O projeto CBDTPA atende aos anseios do senador Hollings por tornar ilegais a venda e distribuição de dispositivos eletrônicos e seus sistemas operacionais, a não ser que estes impeçam a capacidade de cópia, de acordo com regras a serem determinadas pelo governo, se a indústria de TI não conseguir criar regras aceitáveis nos primeiros 12 meses depois da adoção da lei proposta. A primeira reação de vários especialistas em TI foi prever sérias conseqüências para o desenvolvimento da indústria de fabricação de computadores, em caso de adoção da CBDTPA (www.computerworld.com/storyba/0%2C4125%2CNAV47_STO69460%2C00.html).
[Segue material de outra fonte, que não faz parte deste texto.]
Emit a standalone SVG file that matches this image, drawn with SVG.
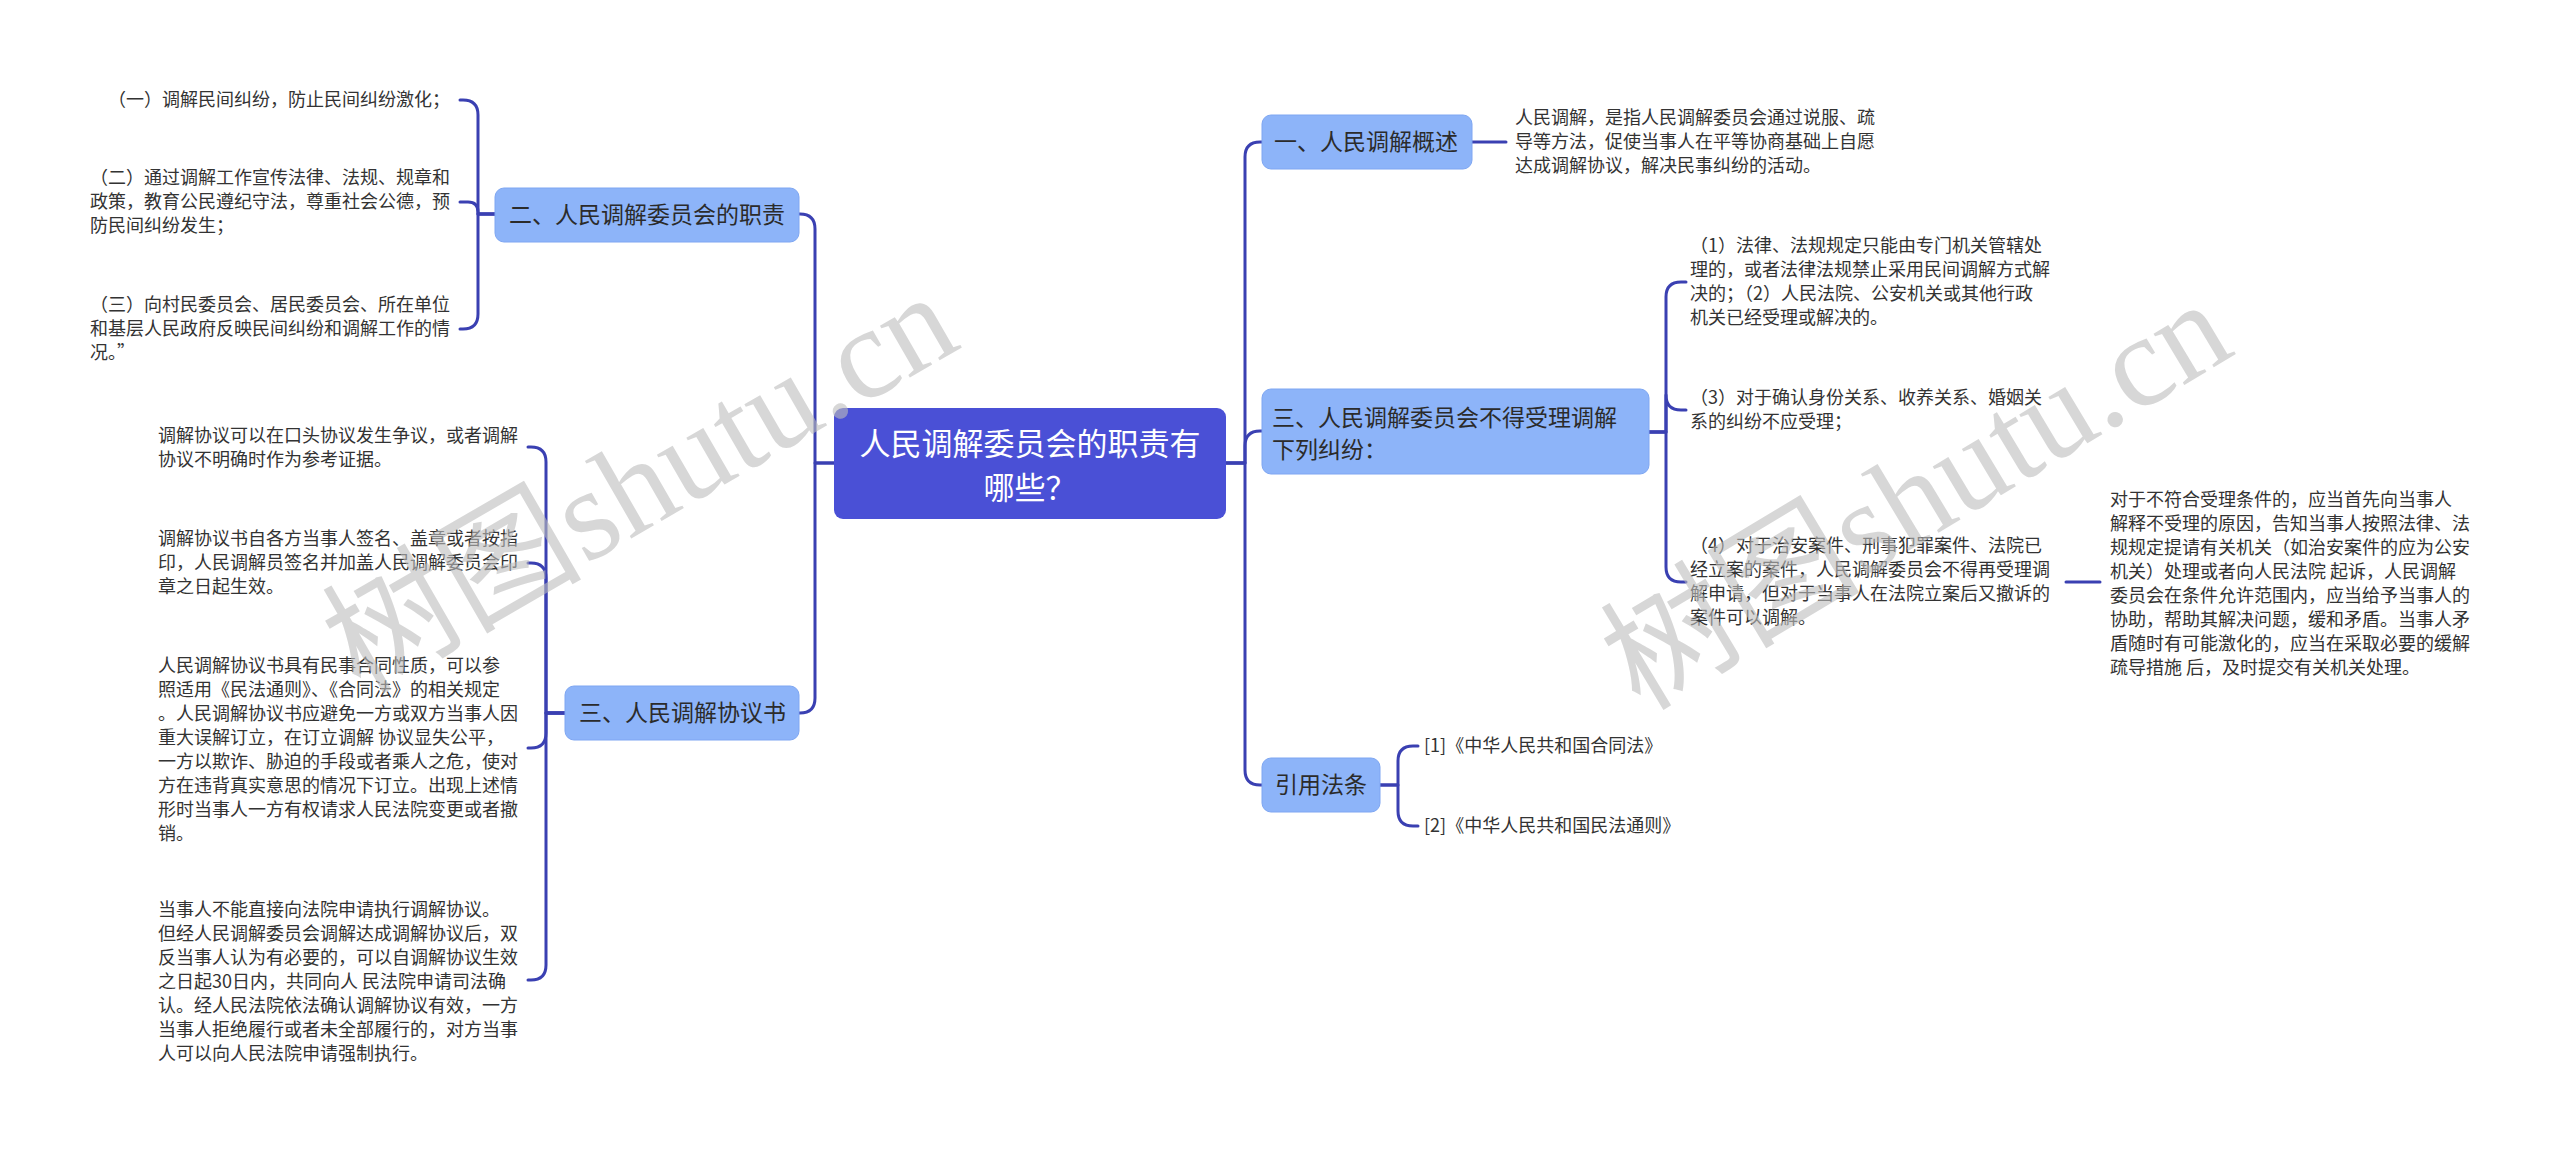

Coube a um comentarista britânico a observação que não faz sentido atrelar a indústria norte-americana de TI aos ditados das indústrias de entretenimento, pois a primeira tem importância econômico muito maior, com um faturamento anual de US$ 600 bilhões, comparado com os (apenas) US$ 35 bilhões de Hollywood (www.observer.co.uk/business/story/0%2C6903%2C672840%2C00.html). Já começou a reação da indústria de TI, com a criação de um sítio de campanha contra a CBDTPA, objetivando incentivar o público a pressionar seus congressistas para rejeitar a legislação proposta (www.digitalconsumer.org).

Na segunda coluna que escrevi neste espaço, em 12 de junho de 2000, expressei a esperança que o então sucesso de Napster fosse suficiente para convencer a indústria de música a aprender uma nova forma de lidar com a tecnologia digital, e reconstruir sua relação com o consumidor final. Já se passaram dois anos, e não apenas não houve nenhuma novidade nesta direção, como também a indústria de filmes também tenta ignorar as conseqüências revolucionárias das novas tecnologias. Tem tanto dinossauro em nossa volta, que precisa ser retirado do caminho, nos EUA como em outros países como o nosso, para que a Internet alcance seu potencial transformador da sociedade em que vivemos.